Esssucht wird seitens der Medizin als psychische Störung eingestuft, was damit begründet wird, dass Personen, die darunter leiden, dass übermäßige und zügellose Essen als Ersatzbefriedigung empfinden. In vielen Fällen lässt sich bei an Esssucht erkrankten Personen bereits seit der Kindheit ein gestörtes Essverhalten nachweisen, sei es, weil die Eltern dem Kind ein falsches Essverhalten beigebracht haben oder weil das Kind schon in jungen Jahren begonnen hat Essen gegen Frustration einzusetzen. So sind von Esssucht insbesondere Jugendliche und junge Erwachsene betroffen und in der Regel mehr Frauen als Männer.

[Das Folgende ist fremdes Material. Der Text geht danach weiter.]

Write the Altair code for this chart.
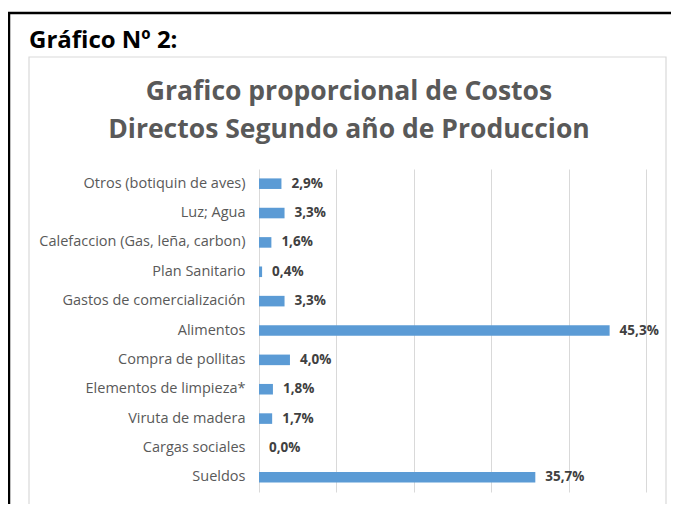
import altair as alt
import pandas as pd

categories = [
    "Otros (botiquin de aves)",
    "Luz; Agua",
    "Calefaccion (Gas, leña, carbon)",
    "Plan Sanitario",
    "Gastos de comercialización",
    "Alimentos",
    "Compra de pollitas",
    "Elementos de limpieza*",
    "Viruta de madera",
    "Cargas sociales",
    "Sueldos",
]
values = [2.9, 3.3, 1.6, 0.4, 3.3, 45.3, 4.0, 1.8, 1.7, 0.0, 35.7]
grid_ticks = [0, 10, 20, 30, 40, 50]
header = "Gráfico Nº 2:"
title_lines = ["Grafico proporcional de Costos", "Directos Segundo año de Produccion"]

df = pd.DataFrame({"cat": categories, "val": values})

FONT = "Open Sans"
W, H = 387, 323

y_enc = alt.Y(
    "cat:N",
    sort=categories,
    scale=alt.Scale(paddingInner=0.64, paddingOuter=0.32),
    axis=alt.Axis(
        title=None, ticks=False, domain=False, labelFont=FONT, labelFontSize=14.5,
        labelColor="#595959", labelPadding=14, labelLimit=300, zindex=1,
    ),
)
x_enc = alt.X(
    "val:Q",
    scale=alt.Scale(domain=[0, 50], nice=False),
    axis=alt.Axis(
        title=None, values=grid_ticks, labels=False, ticks=False, domain=False,
        grid=True, gridColor="#d9d9d9", gridWidth=1, zindex=0,
    ),
)

one = alt.Data(values=[{}])

outer = alt.Chart(one).mark_rect(fillOpacity=0, stroke="black", strokeWidth=2.5).encode(
    x=alt.value(-250), x2=alt.value(430), y=alt.value(-156), y2=alt.value(350)
)
inner = alt.Chart(one).mark_rect(fillOpacity=0, stroke="#d9d9d9", strokeWidth=1.2).encode(
    x=alt.value(-230), x2=alt.value(407), y=alt.value(-112), y2=alt.value(336)
)

bars = alt.Chart(df).mark_bar(color="#5B9BD5", clip=False).encode(x=x_enc, y=y_enc)

labels = (
    alt.Chart(df)
    .transform_calculate(lab="replace(format(datum.val, '.1f'), '.', ',') + '%'")
    .mark_text(align="left", baseline="middle", dx=10, font=FONT, fontSize=13.5,
               fontWeight="bold", color="#404040")
    .encode(x="val:Q", y=alt.Y("cat:N", sort=categories), text="lab:N")
)

head = alt.Chart(one).mark_text(
    text=header, align="left", baseline="alphabetic", font=FONT, fontSize=24,
    fontWeight="bold", color="black",
).encode(x=alt.value(-230), y=alt.value(-121))

t1 = alt.Chart(one).mark_text(
    text=title_lines[0], align="center", baseline="alphabetic", font=FONT, fontSize=26.5,
    fontWeight="bold", color="#595959",
).encode(x=alt.value(90), y=alt.value(-69))
t2 = alt.Chart(one).mark_text(
    text=title_lines[1], align="center", baseline="alphabetic", font=FONT, fontSize=26.5,
    fontWeight="bold", color="#595959",
).encode(x=alt.value(90), y=alt.value(-31))

chart = (
    alt.layer(outer, inner, bars, labels, head, t1, t2)
    .properties(
        width=W, height=H,
        autosize=alt.AutoSizeParams(type="none"),
        padding={"left": 251, "top": 161, "right": 25, "bottom": 12},
        background="white",
    )
    .configure_view(stroke=None)
)

chart.save("out.html", embed_options={"renderer": "svg", "actions": False})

Studien zur Prädisposition, also zur Anfälligkeit an einer Esssucht zu erkranken, haben gezeigt, dass verschiedene charakterliche Merkmale ein Risiko bergen. Dazu gehören eine geringe Selbstachtung und ein schwaches Selbstwertgefühl, Perfektionismus, Schwarz-Weiß-Denken und Impulsivität. Perfektionismus birgt ein hohes Frustrationsrisiko, Schwarz-Weiß-Denken verengt den Blick auf die eigene Situation und Denk- sowie Handlungsperspektiven und die Impulsivität verleitet Menschen zu affektiven und nicht vernunftgesteuerten Handlungen.

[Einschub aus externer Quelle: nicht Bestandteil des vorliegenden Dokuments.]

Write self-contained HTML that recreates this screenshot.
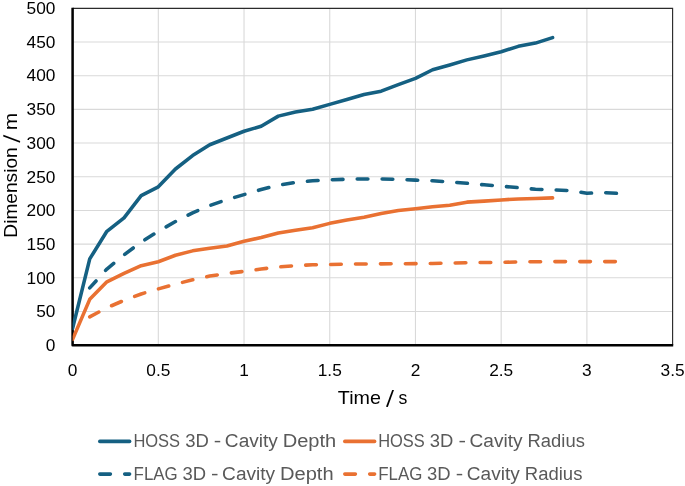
<!DOCTYPE html>
<html lang="en"><head><meta charset="utf-8"><title>Cavity dimension vs time</title>
<style>html,body{margin:0;padding:0;background:#fff}svg{display:block;will-change:transform;opacity:.999}text{font-family:"Liberation Sans",sans-serif}</style></head><body>
<svg width="685" height="486" viewBox="0 0 685 486">
<rect width="685" height="486" fill="#ffffff"/>
<g stroke="#d9d9d9" stroke-width="1.1" fill="none"><line x1="72.6" x2="672.6" y1="311.47" y2="311.47"/><line x1="72.6" x2="672.6" y1="277.79" y2="277.79"/><line x1="72.6" x2="672.6" y1="244.11" y2="244.11"/><line x1="72.6" x2="672.6" y1="210.43" y2="210.43"/><line x1="72.6" x2="672.6" y1="176.75" y2="176.75"/><line x1="72.6" x2="672.6" y1="143.07" y2="143.07"/><line x1="72.6" x2="672.6" y1="109.39" y2="109.39"/><line x1="72.6" x2="672.6" y1="75.71" y2="75.71"/><line x1="72.6" x2="672.6" y1="42.03" y2="42.03"/><line y1="8.35" y2="345.15" x1="158.31" x2="158.31"/><line y1="8.35" y2="345.15" x1="244.03" x2="244.03"/><line y1="8.35" y2="345.15" x1="329.74" x2="329.74"/><line y1="8.35" y2="345.15" x1="415.46" x2="415.46"/><line y1="8.35" y2="345.15" x1="501.17" x2="501.17"/><line y1="8.35" y2="345.15" x1="586.89" x2="586.89"/></g>
<path d="M72.6 8.35 H672.6 V345.15" fill="none" stroke="#2b2b2b" stroke-width="1.15"/>
<path d="M72.6 7.75 V345.15 H673.2" fill="none" stroke="#000" stroke-width="2.5" stroke-linejoin="round"/>
<clipPath id="plot"><rect x="72.6" y="8.35" width="600.0" height="336.79999999999995"/></clipPath>
<g clip-path="url(#plot)" fill="none" stroke-width="3.56" stroke-linecap="round" stroke-linejoin="round">
<polyline stroke="#156082" points="72.60,328.31 89.74,258.93 106.89,231.31 124.03,217.84 141.17,195.61 158.31,186.85 175.46,169.00 192.60,155.53 209.74,144.75 226.89,138.02 244.03,131.28 261.17,126.23 278.31,116.13 295.46,112.08 312.60,109.19 329.74,104.41 346.89,99.49 364.03,94.57 381.17,91.20 398.31,84.67 415.46,78.40 432.60,69.78 449.74,64.93 466.89,59.88 484.03,55.97 501.17,51.73 518.31,46.34 535.46,43.11 552.60,37.65"/>
<polyline stroke="#E97132" points="72.60,339.42 89.74,299.35 106.89,281.83 124.03,273.41 141.17,265.67 158.31,261.76 175.46,255.22 192.60,250.85 209.74,248.15 226.89,245.93 244.03,241.21 261.17,237.51 278.31,233.00 295.46,230.30 312.60,227.81 329.74,223.36 346.89,219.93 364.03,217.17 381.17,213.46 398.31,210.50 415.46,208.81 432.60,206.79 449.74,205.31 466.89,202.14 484.03,201.13 501.17,199.92 518.31,198.91 535.46,198.44 552.60,197.90"/>
<polyline stroke="#156082" stroke-dasharray="10.68 14.24" stroke-dashoffset="1.3" points="89.74,287.89 106.89,269.03 124.03,254.89 141.17,242.09 158.31,231.31 175.46,221.54 192.60,212.79 209.74,205.51 226.89,199.65 244.03,194.60 261.17,189.55 278.31,185.17 295.46,182.48 312.60,180.79 329.74,179.78 346.89,179.24 364.03,178.91 381.17,179.04 398.31,179.44 415.46,180.12 432.60,180.79 449.74,181.94 466.89,183.28 484.03,184.83 501.17,186.18 518.31,187.66 535.46,189.28 552.60,189.82 569.74,190.56 586.89,193.25 604.03,192.58 621.17,193.59"/>
<polyline stroke="#E97132" stroke-dasharray="10.68 14.24" stroke-dashoffset="0.4" points="89.74,316.86 106.89,307.77 124.03,300.36 141.17,293.96 158.31,288.90 175.46,284.19 192.60,279.81 209.74,276.11 226.89,273.41 244.03,271.39 261.17,269.03 278.31,267.01 295.46,265.67 312.60,264.79 329.74,264.45 346.89,264.18 364.03,263.98 381.17,263.85 398.31,263.78 415.46,263.64 432.60,263.44 449.74,263.11 466.89,262.77 484.03,262.50 501.17,262.30 518.31,261.96 535.46,261.76 552.60,261.62 569.74,261.62 586.89,261.62 604.03,261.62 621.17,261.62"/>
</g>
<g font-size="17.3" fill="#000">
<text x="55.4" y="350.90" text-anchor="end">0</text>
<text x="55.4" y="317.22" text-anchor="end">50</text>
<text x="55.4" y="283.54" text-anchor="end">100</text>
<text x="55.4" y="249.86" text-anchor="end">150</text>
<text x="55.4" y="216.18" text-anchor="end">200</text>
<text x="55.4" y="182.50" text-anchor="end">250</text>
<text x="55.4" y="148.82" text-anchor="end">300</text>
<text x="55.4" y="115.14" text-anchor="end">350</text>
<text x="55.4" y="81.46" text-anchor="end">400</text>
<text x="55.4" y="47.78" text-anchor="end">450</text>
<text x="55.4" y="14.10" text-anchor="end">500</text>
<text x="72.60" y="375.55" text-anchor="middle">0</text>
<text x="158.31" y="375.55" text-anchor="middle">0.5</text>
<text x="244.03" y="375.55" text-anchor="middle">1</text>
<text x="329.74" y="375.55" text-anchor="middle">1.5</text>
<text x="415.46" y="375.55" text-anchor="middle">2</text>
<text x="501.17" y="375.55" text-anchor="middle">2.5</text>
<text x="586.89" y="375.55" text-anchor="middle">3</text>
<text x="672.60" y="375.55" text-anchor="middle">3.5</text>
</g>
<text y="403.8" font-size="18.5" fill="#000"><tspan x="337.89" textLength="43.09" lengthAdjust="spacingAndGlyphs">Time</tspan> <tspan x="385.91" dy="2.6" font-size="23.5" rotate="5">/</tspan><tspan dy="-2.6"> </tspan><tspan x="398.62" textLength="8.82" lengthAdjust="spacingAndGlyphs">s</tspan></text>
<text transform="translate(17.1 486) rotate(-90)" font-size="18.5" fill="#000"><tspan x="248.38" textLength="90.29" lengthAdjust="spacingAndGlyphs">Dimension</tspan> <tspan x="343.30" dy="2.6" font-size="23.5" rotate="5">/</tspan><tspan dy="-2.6"> </tspan><tspan x="355.79" textLength="17.51" lengthAdjust="spacingAndGlyphs">m</tspan></text>
<g fill="none" stroke-width="3.56" stroke-linecap="round">
<line x1="99.8" x2="129.6" y1="441.4" y2="441.4" stroke="#156082"/>
<path d="M99.8 474.1 H110.4 M124.7 474.1 H129.6" stroke="#156082"/>
<line x1="344.8" x2="374.6" y1="441.4" y2="441.4" stroke="#E97132"/>
<path d="M344.8 474.1 H355.4 M369.7 474.1 H374.6" stroke="#E97132"/>
</g>
<text y="447.0" font-size="18" fill="#595959"><tspan x="133.39" textLength="46.71" lengthAdjust="spacingAndGlyphs">HOSS</tspan> <tspan x="185.16" textLength="23.61" lengthAdjust="spacingAndGlyphs">3D</tspan> <tspan x="213.87" textLength="7.49" lengthAdjust="spacingAndGlyphs">-</tspan> <tspan x="224.86" textLength="53.01" lengthAdjust="spacingAndGlyphs">Cavity</tspan> <tspan x="282.73" textLength="53.54" lengthAdjust="spacingAndGlyphs">Depth</tspan></text>
<text y="479.90000000000003" font-size="18" fill="#595959"><tspan x="133.59" textLength="44.12" lengthAdjust="spacingAndGlyphs">FLAG</tspan> <tspan x="182.49" textLength="23.56" lengthAdjust="spacingAndGlyphs">3D</tspan> <tspan x="211.12" textLength="7.51" lengthAdjust="spacingAndGlyphs">-</tspan> <tspan x="222.14" textLength="53.02" lengthAdjust="spacingAndGlyphs">Cavity</tspan> <tspan x="280.01" textLength="53.61" lengthAdjust="spacingAndGlyphs">Depth</tspan></text>
<text y="447.0" font-size="18" fill="#595959"><tspan x="378.19" textLength="46.60" lengthAdjust="spacingAndGlyphs">HOSS</tspan> <tspan x="429.85" textLength="23.53" lengthAdjust="spacingAndGlyphs">3D</tspan> <tspan x="458.54" textLength="7.49" lengthAdjust="spacingAndGlyphs">-</tspan> <tspan x="469.53" textLength="53.03" lengthAdjust="spacingAndGlyphs">Cavity</tspan> <tspan x="527.58" textLength="57.30" lengthAdjust="spacingAndGlyphs">Radius</tspan></text>
<text y="479.90000000000003" font-size="18" fill="#595959"><tspan x="378.26" textLength="44.11" lengthAdjust="spacingAndGlyphs">FLAG</tspan> <tspan x="427.11" textLength="23.57" lengthAdjust="spacingAndGlyphs">3D</tspan> <tspan x="455.85" textLength="7.48" lengthAdjust="spacingAndGlyphs">-</tspan> <tspan x="466.82" textLength="52.95" lengthAdjust="spacingAndGlyphs">Cavity</tspan> <tspan x="524.86" textLength="57.53" lengthAdjust="spacingAndGlyphs">Radius</tspan></text>
</svg></body></html>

Esssüchtige haben das Gefühl für vernünftiges Essverhalten verloren, Hunger- und Sättigungsgefühl gehen verloren und Genuss kann mit der Nahrungsaufnahme nicht mehr in Verbindung gebracht werden. Während der Essattacken nehmen Betroffene zügellos die vielfache Menge ihres täglichen Kalorienbedarfes zu sich und verlieren jede Kontrolle über ihr Essverhalten. So wird ein Teufelskreis in Gang gesetzt. Der Esssüchtige isst gegen den Frust, der sich nach der Attacke nur noch mehr verstärkt, da Schuld- und Schamgefühle einsetzen.

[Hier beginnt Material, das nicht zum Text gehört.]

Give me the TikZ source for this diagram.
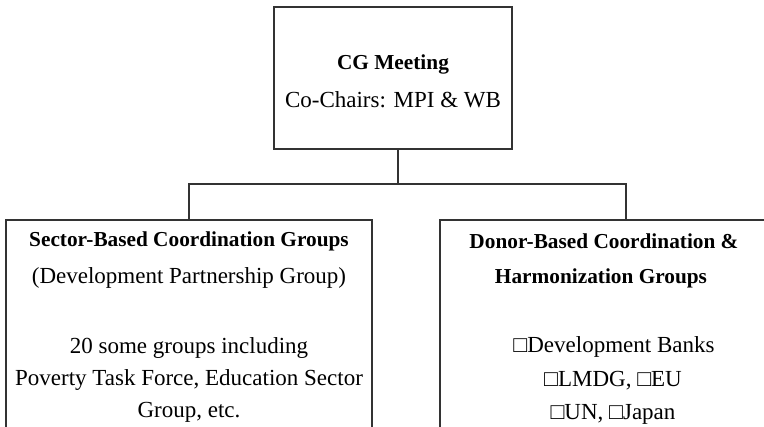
\documentclass[tikz,border=0pt]{standalone}
\usepackage{fontspec}
\setmainfont{Liberation Serif}
\begin{document}
\begin{tikzpicture}[x=1pt,y=-1pt,
  box/.style={draw=black!80, line width=1.3pt, inner sep=0pt, outer sep=0pt, rectangle},
  txt/.style={inner sep=0pt, font=\fontsize{23}{27}\selectfont, text=black},
  btxt/.style={inner sep=0pt, font=\fontsize{21.3}{25}\selectfont\bfseries, text=black},
  link/.style={draw=black!80, line width=1.3pt}]
\useasboundingbox (0,0) rectangle (764,427);
\clip (0,0) rectangle (764,427);
\fill[white] (0,0) rectangle (764,427);
% boxes
\node[box, minimum width=238pt, minimum height=142pt] (top) at (393,78) {};
\node[box, minimum width=366pt, minimum height=260pt, anchor=north] (left) at (189,220) {};
\node[box, minimum width=372pt, minimum height=260pt, anchor=north] (right) at (626,220) {};
% connectors
\coordinate (j) at (398,184);
\draw[link] (top.south -| j) -- (j);
\draw[link] (left.north) |- (j) -| (right.north);
% top box text
\node[btxt] (t1) at (393,64) {CG Meeting};
\node[txt] (t2) at (393,100) {Co-Chairs: MPI \& WB};
% left box text
\node[btxt] (l1) at (189,241) {Sector-Based Coordination Groups};
\node[txt] (l2) at (189,278) {(Development Partnership Group)};
\node[txt] (l3) at (189,348) {20 some groups including};
\node[txt] (l4) at (189,380) {Poverty Task Force, Education Sector};
\node[txt] (l5) at (189,412) {Group, etc.};
% right box text
\node[btxt] (r1) at (604,241) {Donor-Based Coordination \&};
\node[btxt] (r2) at (601,278) {Harmonization Groups};
\node[txt] (r3) at (614,347) {□Development Banks};
\node[txt] (r4) at (613,381) {□LMDG, □EU};
\node[txt] (r5) at (613,414) {□UN, □Japan};
\end{tikzpicture}
\end{document}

Das gestörte Essverhalten führt zu einem Gefühl von Andersartigkeit und Einsamkeit. Die Betroffenen verheimlichen ihre Essanfälle und ziehen sich bedingt dadurch immer mehr aus dem sozialen Leben zurück. Darüber hinaus ist bei der Mehrheit der Esssucht-Patienten eine Adipositas die Folge. Das massive Übergewicht kann zu weiteren Schamgefühlen führen. Zudem kann es zu einer Frustration darüber kommen, dass man zu schwach ist, den Essattacken zu widerstehen – ein Gefühl von Macht- und Mutlosigkeit macht sich breit. Im schlimmsten Fall können sich diese Gefühle in einer Depression manifestieren.